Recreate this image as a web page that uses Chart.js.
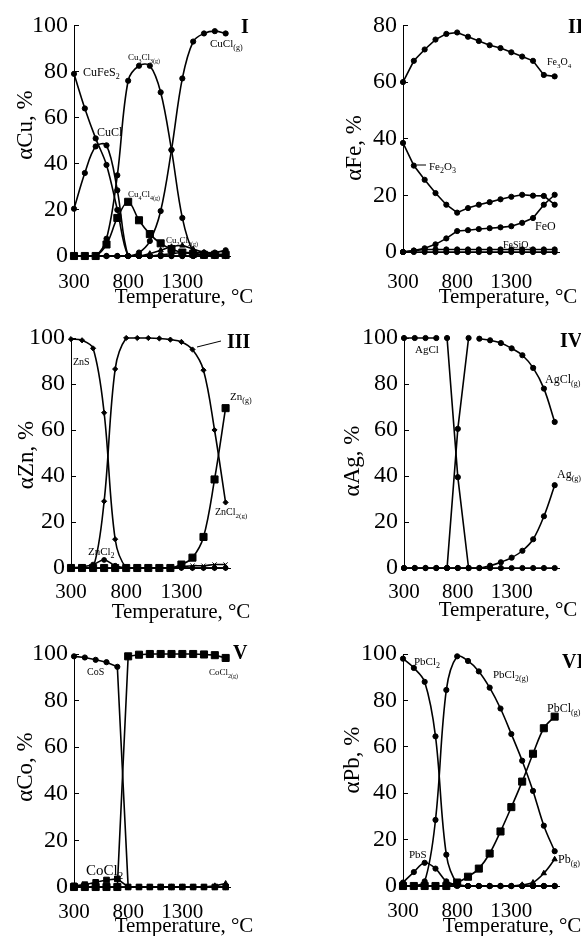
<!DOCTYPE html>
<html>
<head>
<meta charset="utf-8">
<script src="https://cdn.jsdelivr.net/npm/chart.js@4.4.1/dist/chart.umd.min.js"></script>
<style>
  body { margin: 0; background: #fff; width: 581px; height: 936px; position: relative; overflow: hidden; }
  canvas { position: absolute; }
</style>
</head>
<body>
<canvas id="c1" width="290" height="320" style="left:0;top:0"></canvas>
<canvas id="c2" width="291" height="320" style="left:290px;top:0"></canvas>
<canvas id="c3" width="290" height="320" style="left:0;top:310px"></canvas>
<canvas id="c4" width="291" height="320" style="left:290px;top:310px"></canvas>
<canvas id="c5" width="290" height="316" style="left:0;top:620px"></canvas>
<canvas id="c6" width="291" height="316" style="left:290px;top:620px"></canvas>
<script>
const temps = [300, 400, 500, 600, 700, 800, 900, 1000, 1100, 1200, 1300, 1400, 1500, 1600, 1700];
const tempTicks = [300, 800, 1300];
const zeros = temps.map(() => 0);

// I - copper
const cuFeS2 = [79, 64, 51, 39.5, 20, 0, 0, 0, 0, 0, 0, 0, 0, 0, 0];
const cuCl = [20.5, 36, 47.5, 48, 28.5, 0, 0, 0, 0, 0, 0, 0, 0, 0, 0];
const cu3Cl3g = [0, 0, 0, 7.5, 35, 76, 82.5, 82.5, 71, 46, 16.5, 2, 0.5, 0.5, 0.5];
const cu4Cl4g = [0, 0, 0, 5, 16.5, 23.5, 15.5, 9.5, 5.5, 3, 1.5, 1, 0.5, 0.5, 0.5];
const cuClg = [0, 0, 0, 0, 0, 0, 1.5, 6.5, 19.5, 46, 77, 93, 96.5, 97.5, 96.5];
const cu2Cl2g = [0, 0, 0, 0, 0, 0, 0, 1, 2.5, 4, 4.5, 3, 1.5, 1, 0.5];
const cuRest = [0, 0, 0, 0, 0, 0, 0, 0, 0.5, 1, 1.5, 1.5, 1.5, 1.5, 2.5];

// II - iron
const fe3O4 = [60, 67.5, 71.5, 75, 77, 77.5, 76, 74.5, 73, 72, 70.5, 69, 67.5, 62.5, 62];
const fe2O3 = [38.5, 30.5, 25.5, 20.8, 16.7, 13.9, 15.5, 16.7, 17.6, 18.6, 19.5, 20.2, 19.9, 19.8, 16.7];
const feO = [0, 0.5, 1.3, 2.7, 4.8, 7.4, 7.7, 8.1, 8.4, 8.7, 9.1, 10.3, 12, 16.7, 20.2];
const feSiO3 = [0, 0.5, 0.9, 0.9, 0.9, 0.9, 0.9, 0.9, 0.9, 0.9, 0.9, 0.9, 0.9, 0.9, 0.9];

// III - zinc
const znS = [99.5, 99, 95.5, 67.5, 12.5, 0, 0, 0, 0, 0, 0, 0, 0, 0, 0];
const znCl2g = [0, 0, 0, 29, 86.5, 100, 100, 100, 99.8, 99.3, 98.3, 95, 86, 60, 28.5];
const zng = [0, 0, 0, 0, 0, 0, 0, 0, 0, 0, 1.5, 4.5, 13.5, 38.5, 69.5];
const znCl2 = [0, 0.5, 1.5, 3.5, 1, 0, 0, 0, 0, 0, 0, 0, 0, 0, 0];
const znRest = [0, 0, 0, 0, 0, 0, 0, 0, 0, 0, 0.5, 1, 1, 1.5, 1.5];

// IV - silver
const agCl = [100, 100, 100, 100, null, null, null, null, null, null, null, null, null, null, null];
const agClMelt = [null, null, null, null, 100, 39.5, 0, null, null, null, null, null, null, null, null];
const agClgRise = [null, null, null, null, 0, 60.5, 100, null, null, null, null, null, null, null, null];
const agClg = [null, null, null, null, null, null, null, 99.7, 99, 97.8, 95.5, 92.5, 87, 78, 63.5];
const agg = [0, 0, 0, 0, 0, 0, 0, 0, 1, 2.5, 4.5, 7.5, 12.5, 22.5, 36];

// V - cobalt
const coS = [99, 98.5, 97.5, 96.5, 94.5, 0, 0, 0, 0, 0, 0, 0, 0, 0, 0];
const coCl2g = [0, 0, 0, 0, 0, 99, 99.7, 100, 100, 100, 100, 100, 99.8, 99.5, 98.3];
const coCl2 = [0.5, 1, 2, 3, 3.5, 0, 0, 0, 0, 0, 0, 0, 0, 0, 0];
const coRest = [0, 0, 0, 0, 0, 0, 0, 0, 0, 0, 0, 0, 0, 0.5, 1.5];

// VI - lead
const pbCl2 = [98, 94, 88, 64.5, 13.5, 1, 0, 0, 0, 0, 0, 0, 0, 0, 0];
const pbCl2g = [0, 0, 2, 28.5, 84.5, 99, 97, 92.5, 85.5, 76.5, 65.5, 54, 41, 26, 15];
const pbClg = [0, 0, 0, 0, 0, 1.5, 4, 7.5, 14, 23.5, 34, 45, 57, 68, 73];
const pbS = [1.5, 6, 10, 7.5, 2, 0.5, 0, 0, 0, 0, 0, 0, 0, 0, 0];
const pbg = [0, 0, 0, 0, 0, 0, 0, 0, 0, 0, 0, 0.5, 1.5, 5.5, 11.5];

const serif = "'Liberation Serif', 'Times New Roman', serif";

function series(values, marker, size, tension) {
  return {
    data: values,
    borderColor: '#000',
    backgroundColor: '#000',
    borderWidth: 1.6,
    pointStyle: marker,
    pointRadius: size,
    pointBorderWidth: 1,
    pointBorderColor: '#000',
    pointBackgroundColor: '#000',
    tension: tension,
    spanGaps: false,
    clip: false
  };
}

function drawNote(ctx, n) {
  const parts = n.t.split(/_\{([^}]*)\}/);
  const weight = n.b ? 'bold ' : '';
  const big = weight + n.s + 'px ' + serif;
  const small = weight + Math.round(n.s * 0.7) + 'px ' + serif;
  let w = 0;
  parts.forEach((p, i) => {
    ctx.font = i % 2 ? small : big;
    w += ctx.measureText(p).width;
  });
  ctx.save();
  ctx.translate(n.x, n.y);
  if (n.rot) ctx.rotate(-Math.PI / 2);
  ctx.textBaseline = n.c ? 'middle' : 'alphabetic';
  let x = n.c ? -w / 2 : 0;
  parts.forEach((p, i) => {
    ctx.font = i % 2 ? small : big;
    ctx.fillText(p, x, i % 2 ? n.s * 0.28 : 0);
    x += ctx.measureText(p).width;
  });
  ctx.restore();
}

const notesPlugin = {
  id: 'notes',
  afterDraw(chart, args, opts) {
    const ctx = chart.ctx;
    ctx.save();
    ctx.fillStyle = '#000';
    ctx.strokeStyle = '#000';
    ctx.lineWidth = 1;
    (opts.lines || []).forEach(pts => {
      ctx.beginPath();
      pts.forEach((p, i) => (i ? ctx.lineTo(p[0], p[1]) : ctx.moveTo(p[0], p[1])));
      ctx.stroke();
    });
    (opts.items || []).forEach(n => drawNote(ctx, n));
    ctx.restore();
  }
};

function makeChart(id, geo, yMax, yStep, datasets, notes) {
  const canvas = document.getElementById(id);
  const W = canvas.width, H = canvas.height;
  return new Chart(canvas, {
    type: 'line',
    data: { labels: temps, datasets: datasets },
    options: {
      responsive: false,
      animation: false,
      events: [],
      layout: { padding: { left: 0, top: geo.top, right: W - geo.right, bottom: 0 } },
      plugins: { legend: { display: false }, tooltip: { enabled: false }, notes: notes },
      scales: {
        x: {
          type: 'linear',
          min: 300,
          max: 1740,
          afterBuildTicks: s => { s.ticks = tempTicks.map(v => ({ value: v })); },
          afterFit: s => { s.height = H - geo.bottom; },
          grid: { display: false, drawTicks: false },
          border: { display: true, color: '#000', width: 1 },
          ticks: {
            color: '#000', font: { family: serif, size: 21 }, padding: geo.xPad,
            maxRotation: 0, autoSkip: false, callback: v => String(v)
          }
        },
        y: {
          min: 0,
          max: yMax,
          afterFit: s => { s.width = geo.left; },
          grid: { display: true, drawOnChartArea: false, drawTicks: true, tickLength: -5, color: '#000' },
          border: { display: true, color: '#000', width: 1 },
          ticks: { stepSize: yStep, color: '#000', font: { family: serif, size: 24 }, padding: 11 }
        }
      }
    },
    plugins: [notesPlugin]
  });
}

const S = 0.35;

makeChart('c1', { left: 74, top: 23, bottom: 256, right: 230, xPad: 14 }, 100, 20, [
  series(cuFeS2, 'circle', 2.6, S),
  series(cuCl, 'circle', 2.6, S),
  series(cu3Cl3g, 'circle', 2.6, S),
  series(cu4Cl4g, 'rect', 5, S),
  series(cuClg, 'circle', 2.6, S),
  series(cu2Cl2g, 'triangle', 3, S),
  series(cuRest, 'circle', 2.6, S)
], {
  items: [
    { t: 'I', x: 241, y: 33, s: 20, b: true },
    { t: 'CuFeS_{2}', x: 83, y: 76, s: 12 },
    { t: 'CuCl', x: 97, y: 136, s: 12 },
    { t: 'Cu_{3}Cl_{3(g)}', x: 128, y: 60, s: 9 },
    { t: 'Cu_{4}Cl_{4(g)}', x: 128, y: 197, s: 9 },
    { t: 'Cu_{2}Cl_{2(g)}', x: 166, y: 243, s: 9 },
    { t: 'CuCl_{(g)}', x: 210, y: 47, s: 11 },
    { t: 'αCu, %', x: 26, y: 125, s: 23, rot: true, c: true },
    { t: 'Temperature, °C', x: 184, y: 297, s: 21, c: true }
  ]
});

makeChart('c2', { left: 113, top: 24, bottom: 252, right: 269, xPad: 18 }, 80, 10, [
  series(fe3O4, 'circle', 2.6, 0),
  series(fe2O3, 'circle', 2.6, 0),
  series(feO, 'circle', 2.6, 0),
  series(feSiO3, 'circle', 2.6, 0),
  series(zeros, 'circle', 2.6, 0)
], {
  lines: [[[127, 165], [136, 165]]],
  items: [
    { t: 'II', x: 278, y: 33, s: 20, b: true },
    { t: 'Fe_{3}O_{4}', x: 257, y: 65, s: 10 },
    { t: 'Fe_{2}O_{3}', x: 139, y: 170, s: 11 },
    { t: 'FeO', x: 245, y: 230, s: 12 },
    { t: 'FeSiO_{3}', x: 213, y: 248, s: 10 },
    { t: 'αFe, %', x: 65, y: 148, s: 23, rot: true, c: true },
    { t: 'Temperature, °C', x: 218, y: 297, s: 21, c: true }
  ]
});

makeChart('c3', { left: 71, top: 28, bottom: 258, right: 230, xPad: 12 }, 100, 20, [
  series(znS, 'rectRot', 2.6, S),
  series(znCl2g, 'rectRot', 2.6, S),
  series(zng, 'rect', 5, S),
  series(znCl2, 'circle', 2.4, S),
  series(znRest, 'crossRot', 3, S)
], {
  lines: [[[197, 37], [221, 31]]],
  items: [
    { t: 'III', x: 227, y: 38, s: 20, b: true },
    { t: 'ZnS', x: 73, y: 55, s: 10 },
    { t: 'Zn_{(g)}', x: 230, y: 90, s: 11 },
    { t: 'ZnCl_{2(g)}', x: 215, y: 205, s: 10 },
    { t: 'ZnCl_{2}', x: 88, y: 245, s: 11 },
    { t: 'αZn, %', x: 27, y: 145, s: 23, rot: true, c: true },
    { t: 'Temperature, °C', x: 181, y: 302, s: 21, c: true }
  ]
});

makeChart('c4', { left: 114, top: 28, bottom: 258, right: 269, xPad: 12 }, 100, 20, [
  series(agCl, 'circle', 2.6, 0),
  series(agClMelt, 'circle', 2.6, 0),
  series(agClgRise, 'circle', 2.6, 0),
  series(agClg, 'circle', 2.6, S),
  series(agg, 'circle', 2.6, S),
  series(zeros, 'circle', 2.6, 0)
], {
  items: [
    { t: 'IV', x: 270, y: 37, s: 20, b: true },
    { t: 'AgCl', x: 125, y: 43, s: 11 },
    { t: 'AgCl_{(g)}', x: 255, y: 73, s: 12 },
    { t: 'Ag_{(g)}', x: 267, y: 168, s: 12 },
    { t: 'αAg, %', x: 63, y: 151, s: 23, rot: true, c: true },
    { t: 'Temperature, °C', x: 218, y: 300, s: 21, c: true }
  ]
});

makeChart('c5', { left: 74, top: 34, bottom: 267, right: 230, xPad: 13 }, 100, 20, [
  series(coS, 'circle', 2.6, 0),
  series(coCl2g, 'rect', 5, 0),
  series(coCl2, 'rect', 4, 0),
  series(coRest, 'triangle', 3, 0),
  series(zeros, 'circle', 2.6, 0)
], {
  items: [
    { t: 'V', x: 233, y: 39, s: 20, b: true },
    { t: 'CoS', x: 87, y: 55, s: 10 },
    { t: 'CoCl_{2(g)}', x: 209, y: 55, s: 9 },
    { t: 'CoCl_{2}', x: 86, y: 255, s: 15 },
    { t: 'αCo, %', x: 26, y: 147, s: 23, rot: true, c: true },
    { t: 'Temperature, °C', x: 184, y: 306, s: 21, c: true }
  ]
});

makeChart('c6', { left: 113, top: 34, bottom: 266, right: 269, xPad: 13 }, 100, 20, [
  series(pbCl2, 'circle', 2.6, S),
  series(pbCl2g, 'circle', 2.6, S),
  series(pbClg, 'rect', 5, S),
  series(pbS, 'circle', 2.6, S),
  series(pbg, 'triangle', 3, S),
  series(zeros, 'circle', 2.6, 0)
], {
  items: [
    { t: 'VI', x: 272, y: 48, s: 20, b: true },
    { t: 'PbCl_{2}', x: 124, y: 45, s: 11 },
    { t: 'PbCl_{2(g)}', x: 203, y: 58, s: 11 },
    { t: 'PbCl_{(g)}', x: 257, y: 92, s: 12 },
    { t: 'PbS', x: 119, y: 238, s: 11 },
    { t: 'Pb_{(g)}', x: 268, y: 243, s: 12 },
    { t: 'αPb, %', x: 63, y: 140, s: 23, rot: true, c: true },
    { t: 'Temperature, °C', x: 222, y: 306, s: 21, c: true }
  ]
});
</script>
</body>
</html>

• **What the task asks**:
Repeat only the lines from the beginning of the material through the line containing "const zeros = temps.map(() => 0);", both ends kept, leaving pictures out.

• **Answer for this exercise**:
Recreate this image as a web page that uses Chart.js.
<!DOCTYPE html>
<html>
<head>
<meta charset="utf-8">
<script src="https://cdn.jsdelivr.net/npm/chart.js@4.4.1/dist/chart.umd.min.js"></script>
<style>
  body { margin: 0; background: #fff; width: 581px; height: 936px; position: relative; overflow: hidden; }
  canvas { position: absolute; }
</style>
</head>
<body>
<canvas id="c1" width="290" height="320" style="left:0;top:0"></canvas>
<canvas id="c2" width="291" height="320" style="left:290px;top:0"></canvas>
<canvas id="c3" width="290" height="320" style="left:0;top:310px"></canvas>
<canvas id="c4" width="291" height="320" style="left:290px;top:310px"></canvas>
<canvas id="c5" width="290" height="316" style="left:0;top:620px"></canvas>
<canvas id="c6" width="291" height="316" style="left:290px;top:620px"></canvas>
<script>
const temps = [300, 400, 500, 600, 700, 800, 900, 1000, 1100, 1200, 1300, 1400, 1500, 1600, 1700];
const tempTicks = [300, 800, 1300];
const zeros = temps.map(() => 0);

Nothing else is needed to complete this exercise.